Depuis plusieurs semaines, le gouvernement et la majorité font tout pour débrancher cette PPL, en la dénonçant sur le fond, mais surtout en agissant en coulisses. « On fera tout pour que ce débat n'ait pas lieu. Il est illégitime politiquement et techniquement, et il met en danger nos finances publiques », a déclaré la semaine dernière sur Public Sénat Charlotte Caubel, secrétaire d'Etat chargée de l'enfance.

Pressions

Les tensions sont fortes, tant avec les partisans de cette PPL qu'au sein même de la majorité. A l'Elysée, l'urgence est de passer à autre chose, comme Emmanuel Macron tente de le faire depuis la promulgation de la loi sur les retraites. « Cette proposition de loi est un problème, confirme un proche du chef de l'Etat. Si on commence à débattre ce genre de texte, cela ne va plus. Il faut assumer de la shooter. »

Eric Coquerel dénonce des pressions, tout comme les députés corses membres du groupe Liot. « On nous donne des pressions plus ou moins directes sur le fait que nous ne devrions pas nous associer à une telle démarche », a dénoncé la semaine dernière le député de Haute-Corse Michel Castellani.
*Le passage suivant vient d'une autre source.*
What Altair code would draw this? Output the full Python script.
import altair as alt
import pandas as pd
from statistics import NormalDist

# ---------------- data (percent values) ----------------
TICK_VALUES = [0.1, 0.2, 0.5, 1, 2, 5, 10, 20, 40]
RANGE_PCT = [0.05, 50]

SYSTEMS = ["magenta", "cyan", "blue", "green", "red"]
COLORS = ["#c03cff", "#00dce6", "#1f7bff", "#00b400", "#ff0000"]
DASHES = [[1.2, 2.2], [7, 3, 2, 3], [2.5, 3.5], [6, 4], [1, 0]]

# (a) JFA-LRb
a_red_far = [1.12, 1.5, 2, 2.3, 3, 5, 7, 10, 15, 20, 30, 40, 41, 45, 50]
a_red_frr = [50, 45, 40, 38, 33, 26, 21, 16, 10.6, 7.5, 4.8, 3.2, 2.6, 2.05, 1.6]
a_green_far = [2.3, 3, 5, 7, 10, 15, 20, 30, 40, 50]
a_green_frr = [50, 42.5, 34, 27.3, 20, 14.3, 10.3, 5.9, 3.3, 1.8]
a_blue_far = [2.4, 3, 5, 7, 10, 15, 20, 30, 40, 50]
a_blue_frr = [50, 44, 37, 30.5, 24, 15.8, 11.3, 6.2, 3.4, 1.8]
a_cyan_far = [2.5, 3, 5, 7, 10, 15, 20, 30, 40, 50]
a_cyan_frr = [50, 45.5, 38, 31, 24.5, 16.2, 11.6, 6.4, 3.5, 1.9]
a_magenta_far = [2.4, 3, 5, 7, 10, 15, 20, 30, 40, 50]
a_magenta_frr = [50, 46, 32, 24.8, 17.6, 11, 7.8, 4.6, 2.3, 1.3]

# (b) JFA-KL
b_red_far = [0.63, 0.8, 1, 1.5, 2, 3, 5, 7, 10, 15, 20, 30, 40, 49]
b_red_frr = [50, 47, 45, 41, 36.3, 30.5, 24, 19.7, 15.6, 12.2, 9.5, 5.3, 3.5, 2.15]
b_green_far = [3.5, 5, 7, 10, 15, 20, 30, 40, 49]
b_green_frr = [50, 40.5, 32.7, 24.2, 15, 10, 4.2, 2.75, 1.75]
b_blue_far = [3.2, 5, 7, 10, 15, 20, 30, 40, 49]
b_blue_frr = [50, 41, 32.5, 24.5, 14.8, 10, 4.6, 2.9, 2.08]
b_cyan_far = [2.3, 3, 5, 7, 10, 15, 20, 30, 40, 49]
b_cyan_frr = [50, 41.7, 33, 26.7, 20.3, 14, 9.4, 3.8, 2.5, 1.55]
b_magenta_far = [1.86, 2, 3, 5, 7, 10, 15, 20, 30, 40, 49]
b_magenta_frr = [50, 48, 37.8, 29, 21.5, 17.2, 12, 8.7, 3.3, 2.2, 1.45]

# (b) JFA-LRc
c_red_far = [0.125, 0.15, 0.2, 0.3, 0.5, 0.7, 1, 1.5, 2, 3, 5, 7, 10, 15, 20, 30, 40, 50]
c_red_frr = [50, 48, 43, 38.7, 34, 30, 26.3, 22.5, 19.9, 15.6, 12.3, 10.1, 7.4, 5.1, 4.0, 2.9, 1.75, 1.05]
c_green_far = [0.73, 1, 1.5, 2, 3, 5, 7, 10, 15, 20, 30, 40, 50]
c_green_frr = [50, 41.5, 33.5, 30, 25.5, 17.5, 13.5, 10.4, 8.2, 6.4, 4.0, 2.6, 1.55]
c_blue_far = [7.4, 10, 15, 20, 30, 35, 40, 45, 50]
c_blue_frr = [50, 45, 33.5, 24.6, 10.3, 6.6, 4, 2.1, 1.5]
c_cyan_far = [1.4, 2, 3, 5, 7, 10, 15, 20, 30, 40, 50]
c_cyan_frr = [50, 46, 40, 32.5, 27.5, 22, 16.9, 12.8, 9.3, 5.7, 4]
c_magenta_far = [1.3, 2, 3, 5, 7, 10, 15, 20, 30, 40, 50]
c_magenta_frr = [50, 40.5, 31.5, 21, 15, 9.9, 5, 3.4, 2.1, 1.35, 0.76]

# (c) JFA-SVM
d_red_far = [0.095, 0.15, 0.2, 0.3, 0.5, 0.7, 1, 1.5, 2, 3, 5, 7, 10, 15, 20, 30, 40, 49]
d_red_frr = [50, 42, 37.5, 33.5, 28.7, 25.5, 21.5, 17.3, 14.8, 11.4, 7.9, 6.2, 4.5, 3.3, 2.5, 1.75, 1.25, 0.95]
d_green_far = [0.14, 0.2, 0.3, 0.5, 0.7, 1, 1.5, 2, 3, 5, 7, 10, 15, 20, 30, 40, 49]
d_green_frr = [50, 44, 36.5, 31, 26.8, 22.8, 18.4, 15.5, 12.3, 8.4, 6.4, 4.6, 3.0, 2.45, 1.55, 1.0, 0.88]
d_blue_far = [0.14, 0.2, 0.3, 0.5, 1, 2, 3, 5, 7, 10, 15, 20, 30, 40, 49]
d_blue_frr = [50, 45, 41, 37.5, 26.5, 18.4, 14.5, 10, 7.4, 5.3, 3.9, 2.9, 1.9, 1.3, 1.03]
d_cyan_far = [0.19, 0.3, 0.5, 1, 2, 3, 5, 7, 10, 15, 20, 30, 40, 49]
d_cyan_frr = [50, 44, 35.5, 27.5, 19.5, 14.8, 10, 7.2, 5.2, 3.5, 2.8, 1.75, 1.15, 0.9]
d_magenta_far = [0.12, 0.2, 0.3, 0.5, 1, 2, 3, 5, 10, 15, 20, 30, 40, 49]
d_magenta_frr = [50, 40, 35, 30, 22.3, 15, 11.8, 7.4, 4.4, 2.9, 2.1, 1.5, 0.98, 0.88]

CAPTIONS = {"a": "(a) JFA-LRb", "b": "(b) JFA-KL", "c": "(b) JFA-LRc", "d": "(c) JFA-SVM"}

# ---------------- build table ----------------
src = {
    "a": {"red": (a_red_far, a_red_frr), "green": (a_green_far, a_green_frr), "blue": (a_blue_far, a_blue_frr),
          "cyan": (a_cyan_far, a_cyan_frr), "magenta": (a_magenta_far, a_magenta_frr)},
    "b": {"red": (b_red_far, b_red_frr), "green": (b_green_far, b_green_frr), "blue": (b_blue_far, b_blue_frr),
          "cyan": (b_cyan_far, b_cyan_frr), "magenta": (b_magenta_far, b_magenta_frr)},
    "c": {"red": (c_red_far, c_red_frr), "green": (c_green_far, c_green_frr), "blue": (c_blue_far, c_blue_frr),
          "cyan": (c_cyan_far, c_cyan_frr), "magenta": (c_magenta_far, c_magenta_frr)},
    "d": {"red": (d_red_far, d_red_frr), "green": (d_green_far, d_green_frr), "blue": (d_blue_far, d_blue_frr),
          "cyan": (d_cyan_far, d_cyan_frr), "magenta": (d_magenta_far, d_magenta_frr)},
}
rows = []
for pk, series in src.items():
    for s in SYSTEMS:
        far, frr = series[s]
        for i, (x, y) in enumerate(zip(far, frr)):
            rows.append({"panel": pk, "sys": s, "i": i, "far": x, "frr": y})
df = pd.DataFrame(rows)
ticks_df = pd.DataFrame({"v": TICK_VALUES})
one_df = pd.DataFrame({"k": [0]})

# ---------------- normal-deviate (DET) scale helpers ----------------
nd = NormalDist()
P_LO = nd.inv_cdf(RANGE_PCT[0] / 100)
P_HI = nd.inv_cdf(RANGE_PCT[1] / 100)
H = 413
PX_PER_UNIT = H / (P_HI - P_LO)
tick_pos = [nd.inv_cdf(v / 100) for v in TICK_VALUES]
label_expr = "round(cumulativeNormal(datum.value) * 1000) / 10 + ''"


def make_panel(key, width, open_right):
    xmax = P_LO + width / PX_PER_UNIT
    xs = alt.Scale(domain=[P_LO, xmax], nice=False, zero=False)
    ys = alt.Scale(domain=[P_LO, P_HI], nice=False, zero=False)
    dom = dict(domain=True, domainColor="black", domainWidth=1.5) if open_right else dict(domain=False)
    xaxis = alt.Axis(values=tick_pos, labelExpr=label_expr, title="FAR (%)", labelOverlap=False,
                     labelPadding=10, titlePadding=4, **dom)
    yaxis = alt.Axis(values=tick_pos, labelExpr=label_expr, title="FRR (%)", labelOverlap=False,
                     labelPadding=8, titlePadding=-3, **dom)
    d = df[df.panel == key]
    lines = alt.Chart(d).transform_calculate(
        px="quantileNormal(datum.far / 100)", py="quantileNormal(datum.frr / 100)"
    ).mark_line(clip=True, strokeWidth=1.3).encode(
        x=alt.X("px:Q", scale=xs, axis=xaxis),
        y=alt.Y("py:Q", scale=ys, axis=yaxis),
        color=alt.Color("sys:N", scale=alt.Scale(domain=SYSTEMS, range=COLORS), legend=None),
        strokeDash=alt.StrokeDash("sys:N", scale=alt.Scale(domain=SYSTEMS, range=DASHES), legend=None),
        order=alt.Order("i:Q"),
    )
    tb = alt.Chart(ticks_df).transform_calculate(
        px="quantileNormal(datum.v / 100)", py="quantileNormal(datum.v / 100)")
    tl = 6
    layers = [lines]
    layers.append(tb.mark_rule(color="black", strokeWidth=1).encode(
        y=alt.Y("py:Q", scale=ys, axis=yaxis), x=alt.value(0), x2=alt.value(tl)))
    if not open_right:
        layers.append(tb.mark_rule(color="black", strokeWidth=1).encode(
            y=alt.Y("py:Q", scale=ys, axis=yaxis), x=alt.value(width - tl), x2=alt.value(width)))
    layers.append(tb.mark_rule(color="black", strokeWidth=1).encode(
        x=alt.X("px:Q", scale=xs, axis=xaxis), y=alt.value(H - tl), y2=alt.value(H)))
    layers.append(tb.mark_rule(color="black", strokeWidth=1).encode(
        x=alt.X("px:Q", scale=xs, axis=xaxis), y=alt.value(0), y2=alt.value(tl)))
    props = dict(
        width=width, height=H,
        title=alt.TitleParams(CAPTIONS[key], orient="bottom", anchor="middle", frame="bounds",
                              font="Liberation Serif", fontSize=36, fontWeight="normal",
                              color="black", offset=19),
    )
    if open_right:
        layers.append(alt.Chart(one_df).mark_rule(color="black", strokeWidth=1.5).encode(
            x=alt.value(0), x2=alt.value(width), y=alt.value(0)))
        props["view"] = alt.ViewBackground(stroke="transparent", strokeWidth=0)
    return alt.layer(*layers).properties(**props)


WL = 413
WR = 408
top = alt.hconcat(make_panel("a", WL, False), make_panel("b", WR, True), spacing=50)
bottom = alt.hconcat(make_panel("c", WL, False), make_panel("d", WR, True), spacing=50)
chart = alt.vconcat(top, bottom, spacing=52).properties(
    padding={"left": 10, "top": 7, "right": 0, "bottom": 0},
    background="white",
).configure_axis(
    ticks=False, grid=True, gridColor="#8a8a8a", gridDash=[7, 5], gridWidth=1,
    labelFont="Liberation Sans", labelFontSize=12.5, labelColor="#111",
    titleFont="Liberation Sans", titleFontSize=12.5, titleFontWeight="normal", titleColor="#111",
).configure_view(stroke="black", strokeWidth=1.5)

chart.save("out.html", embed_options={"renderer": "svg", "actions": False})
La croisade du député Liot Charles de Courson, spécialiste des finances publiques et rapporteur du texte, n'en finit pas d'intriguer les macronistes et leurs alliés. « Il a déconcerté tous ses amis car il était le plus intransigeant à défendre les finances publiques ou la retraite à 65 ans. Là, on ne le comprend plus », constate le député Modem Jean-Louis Bourlanges, qui le connaît bien.

Amendements de suppression

Le gouvernement poursuit un objectif : éviter un débat le 8 juin, et surtout, un vote. Celui-ci serait jugé trop risqué, au surlendemain d'une nouvelle journée de mobilisation contre la réforme des retraites. Elle opposerait un vote de l'Assemblée sur les 64 ans, au 49-3 utilisé par le gouvernement pour faire passer cette réforme. Intenable politiquement en cas d'approbation de la PPL.
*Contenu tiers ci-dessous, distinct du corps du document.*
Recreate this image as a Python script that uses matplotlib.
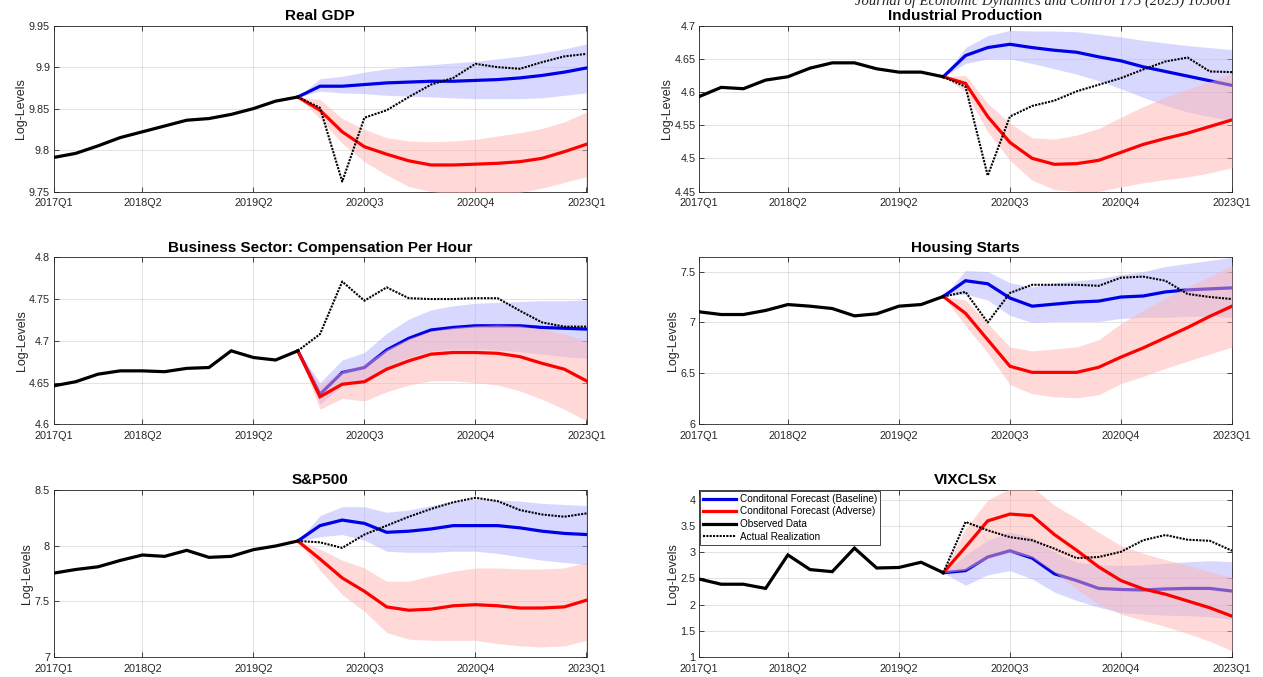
import matplotlib
matplotlib.use("Agg")
import matplotlib.pyplot as plt
from matplotlib.lines import Line2D
from matplotlib.ticker import FixedLocator, FuncFormatter

plt.rcParams["font.family"] = ["Liberation Sans", "DejaVu Sans"]

# Quarter index (1-based), ticks and their labels
QUARTERS = list(range(1, 26))
LAST_OBS = 12
TICK_POS = [1, 5, 10, 15, 20, 25]
TICK_LABELS = ["2017Q1", "2018Q2", "2019Q2", "2020Q3", "2020Q4", "2023Q1"]

# ---- Real GDP ----
GDP_OBS = [9.791, 9.796, 9.805, 9.815, 9.822, 9.829, 9.836, 9.838, 9.843, 9.850, 9.859, 9.864]
GDP_BASE = [9.864, 9.877, 9.877, 9.879, 9.881, 9.882, 9.883, 9.883, 9.884, 9.885, 9.887, 9.890, 9.894, 9.899]
GDP_BASE_HI = [9.864, 9.886, 9.889, 9.894, 9.898, 9.901, 9.903, 9.905, 9.907, 9.910, 9.913, 9.917, 9.922, 9.928]
GDP_BASE_LO = [9.864, 9.871, 9.869, 9.868, 9.866, 9.865, 9.864, 9.863, 9.862, 9.862, 9.862, 9.863, 9.866, 9.869]
GDP_ADV = [9.864, 9.848, 9.822, 9.804, 9.795, 9.787, 9.782, 9.782, 9.783, 9.784, 9.786, 9.790, 9.798, 9.807]
GDP_ADV_HI = [9.864, 9.861, 9.838, 9.825, 9.815, 9.811, 9.810, 9.811, 9.813, 9.817, 9.821, 9.826, 9.834, 9.846]
GDP_ADV_LO = [9.864, 9.838, 9.808, 9.786, 9.770, 9.756, 9.750, 9.747, 9.746, 9.747, 9.749, 9.754, 9.761, 9.768]
GDP_ACTUAL = [9.864, 9.851, 9.762, 9.839, 9.848, 9.864, 9.879, 9.887, 9.904, 9.900, 9.898, 9.906, 9.913, 9.916]

# ---- Industrial Production ----
IP_OBS = [4.593, 4.607, 4.605, 4.618, 4.623, 4.636, 4.644, 4.644, 4.635, 4.630, 4.630, 4.623]
IP_BASE = [4.623, 4.655, 4.667, 4.672, 4.667, 4.663, 4.660, 4.653, 4.647, 4.638, 4.631, 4.624, 4.617, 4.610]
IP_BASE_HI = [4.623, 4.667, 4.685, 4.693, 4.692, 4.692, 4.691, 4.687, 4.683, 4.678, 4.674, 4.670, 4.667, 4.664]
IP_BASE_LO = [4.623, 4.643, 4.650, 4.650, 4.643, 4.635, 4.627, 4.617, 4.605, 4.592, 4.580, 4.570, 4.563, 4.557]
IP_ADV = [4.623, 4.613, 4.563, 4.524, 4.500, 4.491, 4.492, 4.497, 4.509, 4.521, 4.530, 4.538, 4.548, 4.558]
IP_ADV_HI = [4.623, 4.625, 4.583, 4.553, 4.531, 4.529, 4.535, 4.545, 4.562, 4.578, 4.592, 4.604, 4.616, 4.628]
IP_ADV_LO = [4.623, 4.600, 4.540, 4.497, 4.467, 4.453, 4.450, 4.450, 4.457, 4.463, 4.468, 4.472, 4.478, 4.486]
IP_ACTUAL = [4.623, 4.608, 4.474, 4.563, 4.579, 4.587, 4.601, 4.611, 4.621, 4.634, 4.646, 4.652, 4.631, 4.630]

# ---- Business Sector: Compensation Per Hour ----
CPH_OBS = [4.646, 4.651, 4.660, 4.664, 4.664, 4.663, 4.667, 4.668, 4.688, 4.680, 4.677, 4.688]
CPH_BASE = [4.688, 4.636, 4.662, 4.668, 4.689, 4.703, 4.713, 4.716, 4.718, 4.718, 4.718, 4.716, 4.715, 4.714]
CPH_BASE_HI = [4.688, 4.650, 4.677, 4.686, 4.709, 4.726, 4.737, 4.742, 4.745, 4.746, 4.747, 4.748, 4.748, 4.749]
CPH_BASE_LO = [4.688, 4.624, 4.647, 4.652, 4.669, 4.680, 4.688, 4.690, 4.690, 4.689, 4.687, 4.684, 4.681, 4.679]
CPH_ADV = [4.688, 4.633, 4.648, 4.651, 4.666, 4.676, 4.684, 4.686, 4.686, 4.685, 4.681, 4.673, 4.666, 4.652]
CPH_ADV_HI = [4.688, 4.647, 4.664, 4.672, 4.690, 4.703, 4.712, 4.716, 4.718, 4.719, 4.718, 4.714, 4.708, 4.700]
CPH_ADV_LO = [4.688, 4.618, 4.631, 4.628, 4.639, 4.647, 4.652, 4.652, 4.650, 4.647, 4.640, 4.630, 4.618, 4.604]
CPH_ACTUAL = [4.688, 4.708, 4.771, 4.748, 4.764, 4.751, 4.750, 4.750, 4.751, 4.751, 4.736, 4.722, 4.717, 4.717]

# ---- Housing Starts ----
HS_OBS = [7.105, 7.078, 7.078, 7.118, 7.176, 7.160, 7.137, 7.065, 7.085, 7.160, 7.176, 7.255]
HS_BASE = [7.255, 7.41, 7.38, 7.24, 7.16, 7.18, 7.20, 7.21, 7.25, 7.26, 7.30, 7.32, 7.33, 7.34]
HS_BASE_HI = [7.255, 7.51, 7.50, 7.39, 7.35, 7.39, 7.41, 7.43, 7.47, 7.50, 7.55, 7.58, 7.61, 7.64]
HS_BASE_LO = [7.255, 7.28, 7.22, 7.07, 7.00, 7.01, 7.01, 7.01, 7.04, 7.05, 7.05, 7.06, 7.06, 7.05]
HS_ADV = [7.255, 7.09, 6.83, 6.57, 6.51, 6.51, 6.51, 6.56, 6.66, 6.75, 6.85, 6.95, 7.06, 7.16]
HS_ADV_HI = [7.255, 7.22, 6.99, 6.76, 6.72, 6.74, 6.76, 6.83, 6.99, 7.12, 7.24, 7.35, 7.45, 7.56]
HS_ADV_LO = [7.255, 6.97, 6.70, 6.39, 6.30, 6.27, 6.26, 6.29, 6.40, 6.47, 6.55, 6.62, 6.69, 6.76]
HS_ACTUAL = [7.255, 7.30, 7.00, 7.29, 7.37, 7.37, 7.37, 7.36, 7.44, 7.45, 7.41, 7.28, 7.25, 7.23]

# ---- S&P500 ----
SP_OBS = [7.753, 7.786, 7.810, 7.867, 7.916, 7.904, 7.958, 7.895, 7.904, 7.964, 7.997, 8.042]
SP_BASE = [8.042, 8.18, 8.23, 8.20, 8.12, 8.13, 8.15, 8.18, 8.18, 8.18, 8.16, 8.13, 8.11, 8.10]
SP_BASE_HI = [8.042, 8.27, 8.35, 8.35, 8.30, 8.32, 8.36, 8.40, 8.42, 8.41, 8.40, 8.38, 8.37, 8.36]
SP_BASE_LO = [8.042, 8.08, 8.10, 8.05, 7.95, 7.94, 7.94, 7.95, 7.95, 7.93, 7.90, 7.87, 7.85, 7.83]
SP_ADV = [8.042, 7.88, 7.71, 7.59, 7.45, 7.42, 7.43, 7.46, 7.47, 7.46, 7.44, 7.44, 7.45, 7.51]
SP_ADV_HI = [8.042, 7.97, 7.87, 7.80, 7.68, 7.68, 7.73, 7.77, 7.80, 7.80, 7.79, 7.79, 7.80, 7.85]
SP_ADV_LO = [8.042, 7.78, 7.56, 7.41, 7.22, 7.16, 7.15, 7.15, 7.15, 7.12, 7.10, 7.09, 7.10, 7.15]
SP_ACTUAL = [8.042, 8.03, 7.98, 8.10, 8.18, 8.26, 8.33, 8.39, 8.43, 8.40, 8.32, 8.28, 8.26, 8.29]

# ---- VIXCLSx ----
VIX_OBS = [2.49, 2.39, 2.39, 2.31, 2.95, 2.67, 2.63, 3.08, 2.70, 2.71, 2.81, 2.61]
VIX_BASE = [2.61, 2.65, 2.91, 3.03, 2.89, 2.59, 2.46, 2.31, 2.29, 2.28, 2.30, 2.31, 2.31, 2.26]
VIX_BASE_HI = [2.61, 2.95, 3.23, 3.39, 3.29, 3.00, 2.81, 2.76, 2.75, 2.76, 2.79, 2.82, 2.84, 2.82]
VIX_BASE_LO = [2.61, 2.37, 2.57, 2.65, 2.49, 2.24, 2.08, 1.95, 1.85, 1.82, 1.80, 1.79, 1.77, 1.72]
VIX_ADV = [2.61, 3.10, 3.60, 3.73, 3.70, 3.34, 3.04, 2.72, 2.46, 2.30, 2.20, 2.07, 1.94, 1.78]
VIX_ADV_HI = [2.61, 3.45, 4.00, 4.22, 4.25, 3.90, 3.65, 3.38, 3.13, 2.98, 2.86, 2.75, 2.63, 2.52]
VIX_ADV_LO = [2.61, 2.66, 2.88, 3.00, 2.90, 2.62, 2.30, 2.00, 1.82, 1.70, 1.58, 1.45, 1.30, 1.12]
VIX_ACTUAL = [2.61, 3.58, 3.42, 3.29, 3.23, 3.07, 2.89, 2.91, 3.01, 3.23, 3.33, 3.24, 3.22, 3.03]

PANELS = [
    ("Real GDP", GDP_OBS, GDP_BASE, GDP_BASE_LO, GDP_BASE_HI, GDP_ADV, GDP_ADV_LO, GDP_ADV_HI, GDP_ACTUAL,
     (9.75, 9.95), [9.75, 9.8, 9.85, 9.9, 9.95]),
    ("Industrial Production", IP_OBS, IP_BASE, IP_BASE_LO, IP_BASE_HI, IP_ADV, IP_ADV_LO, IP_ADV_HI, IP_ACTUAL,
     (4.45, 4.7), [4.45, 4.5, 4.55, 4.6, 4.65, 4.7]),
    ("Business Sector: Compensation Per Hour", CPH_OBS, CPH_BASE, CPH_BASE_LO, CPH_BASE_HI, CPH_ADV, CPH_ADV_LO,
     CPH_ADV_HI, CPH_ACTUAL, (4.6, 4.8), [4.6, 4.65, 4.7, 4.75, 4.8]),
    ("Housing Starts", HS_OBS, HS_BASE, HS_BASE_LO, HS_BASE_HI, HS_ADV, HS_ADV_LO, HS_ADV_HI, HS_ACTUAL,
     (6.0, 7.64), [6, 6.5, 7, 7.5]),
    ("S&P500", SP_OBS, SP_BASE, SP_BASE_LO, SP_BASE_HI, SP_ADV, SP_ADV_LO, SP_ADV_HI, SP_ACTUAL,
     (7.0, 8.5), [7, 7.5, 8, 8.5]),
    ("VIXCLSx", VIX_OBS, VIX_BASE, VIX_BASE_LO, VIX_BASE_HI, VIX_ADV, VIX_ADV_LO, VIX_ADV_HI, VIX_ACTUAL,
     (1.0, 4.19), [1, 1.5, 2, 2.5, 3, 3.5, 4]),
]

BLUE = "#0000e6"
RED = "#ff0000"
BLUE_BAND = "#b3b3ff"
RED_BAND = "#ffb3b3"
AX_COLOR = "#262626"
DOT_STYLE = (0, (1.0, 0.6))

W, H = 1263, 677
fig = plt.figure(figsize=(W / 100, H / 100), dpi=100)

col_left = [53.5, 699.0]
col_width = 533.0
rows_px = [(25.7, 191.5), (257.3, 424.3), (490.0, 657.0)]

fmt = FuncFormatter(lambda v, _: f"{v:g}")
x_obs = QUARTERS[:LAST_OBS]
x_fc = QUARTERS[LAST_OBS - 1:]

for k, (title, obs, base, base_lo, base_hi, adv, adv_lo, adv_hi, actual, ylim, yticks) in enumerate(PANELS):
    r, c = divmod(k, 2)
    top, bot = rows_px[r]
    ax = fig.add_axes([col_left[c] / W, 1 - bot / H, col_width / W, (bot - top) / H])

    ax.fill_between(x_fc, base_lo, base_hi, color=BLUE_BAND, alpha=0.5, lw=0, zorder=2)
    ax.plot(x_fc, base, color=BLUE, lw=2.3, zorder=3, solid_joinstyle="miter")
    ax.fill_between(x_fc, adv_lo, adv_hi, color=RED_BAND, alpha=0.5, lw=0, zorder=4)
    ax.plot(x_fc, adv, color=RED, lw=2.3, zorder=5, solid_joinstyle="miter")
    ax.plot(x_obs, obs, color="black", lw=2.3, zorder=6, solid_joinstyle="miter")
    ax.plot(x_fc, actual, color="black", lw=1.5, ls=DOT_STYLE, zorder=7, dash_capstyle="butt")

    ax.set_xlim(1, 25)
    ax.set_ylim(*ylim)
    ax.xaxis.set_major_locator(FixedLocator(TICK_POS))
    ax.set_xticklabels(TICK_LABELS)
    ax.yaxis.set_major_locator(FixedLocator(yticks))
    ax.yaxis.set_major_formatter(fmt)

    ax.grid(True, color=AX_COLOR, alpha=0.15, lw=0.6, zorder=0)
    ax.set_axisbelow(True)
    for s in ax.spines.values():
        s.set_color(AX_COLOR)
        s.set_linewidth(0.6)
    ax.tick_params(direction="in", length=3.8, width=0.6, color=AX_COLOR, labelcolor=AX_COLOR,
                   labelsize=7.8, top=True, right=True)
    ax.tick_params(axis="x", pad=5)
    ax.tick_params(axis="y", pad=2.5)

    ax.set_title(title, fontsize=11, fontweight="bold", pad=4, color="black")
    ax.set_ylabel("Log-Levels", fontsize=9, color=AX_COLOR, labelpad=1)

    if title == "VIXCLSx":
        handles = [
            Line2D([], [], color=BLUE, lw=2.3),
            Line2D([], [], color=RED, lw=2.3),
            Line2D([], [], color="black", lw=2.3),
            Line2D([], [], color="black", lw=1.5, ls=DOT_STYLE),
        ]
        labels = ["Conditonal Forecast (Baseline)", "Conditonal Forecast (Adverse)",
                  "Observed Data", "Actual Realization"]
        leg = ax.legend(handles, labels, loc="upper left", bbox_to_anchor=(0.0, 1.0), borderaxespad=0.1,
                        fontsize=7.2, handlelength=3.3, handletextpad=0.35, labelspacing=0.25,
                        borderpad=0.3, frameon=True, fancybox=False, framealpha=1)
        leg.get_frame().set_edgecolor(AX_COLOR)
        leg.get_frame().set_linewidth(0.6)
        leg.set_zorder(10)

fig.text(1232 / W, 1 - 5 / H, "Journal of Economic Dynamics and Control 175 (2025) 105061",
         ha="right", va="baseline", fontsize=10.5, style="italic",
         family=["Liberation Serif", "DejaVu Serif"], color="#222222")

fig.savefig("out.png", dpi=100, facecolor="white")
« Nous devons faire admettre que cette proposition de loi est irrecevable. Si on devait l'adopter, on ouvrirait une période de profonde instabilité pour nos institutions et nos finances publiques. La plupart des Français ont envie de passer à autre chose, même s'ils étaient opposés à la réforme. Ce texte est juste une tentative de faire un coup politique en mentant délibérément aux Français car cela revient à leur faire croire que la réforme du gouvernement sera abrogée », estime le député Renaissance Marc Ferracci.

Lire aussi : Les députés LR à l'heure des choix face à la proposition de loi Liot

En commission, les amendements de suppression de l'article 1 de la PPL, qui abroge le report de l'âge légal à 64 ans, ont déjà été déposés. Leur vote viderait la PPL de son contenu. Ils sont signés par des députés Renaissance et des Républicains. L'idée est de faire déclarer irrecevable la contre-offensive de Liot pour réintroduire les 62 ans en séance, grâce au fameux article 40 de la Constitution. Ce serait la tâche de la présidente de l'Assemblée, Yaël Braun-Pivet. « Dans l'hémicycle, c'est moi qui suis comptable de l'application de l'article 40 », a-t-elle déclaré la semaine dernière sur Sud Radio.

Huilé sur le papier, ce scénario n'en est pas moins lourd de conséquences. Les oppositions sont « remontées à bloc », comme le dit le député socialiste Arthur Delaporte, et veulent profiter de cette PPL pour continuer à mettre la pression sur le gouvernement. « Avec cette proposition de loi, nous voulons juste défaire ce que le gouvernement a mal fait et réparer leur refus de débattre. Le sujet des retraites est loin d'être éteint », estime-t-il. Les oppositions dénoncent aussi une dérive d'un gouvernement accusé de vouloir piétiner la démocratie parlementaire.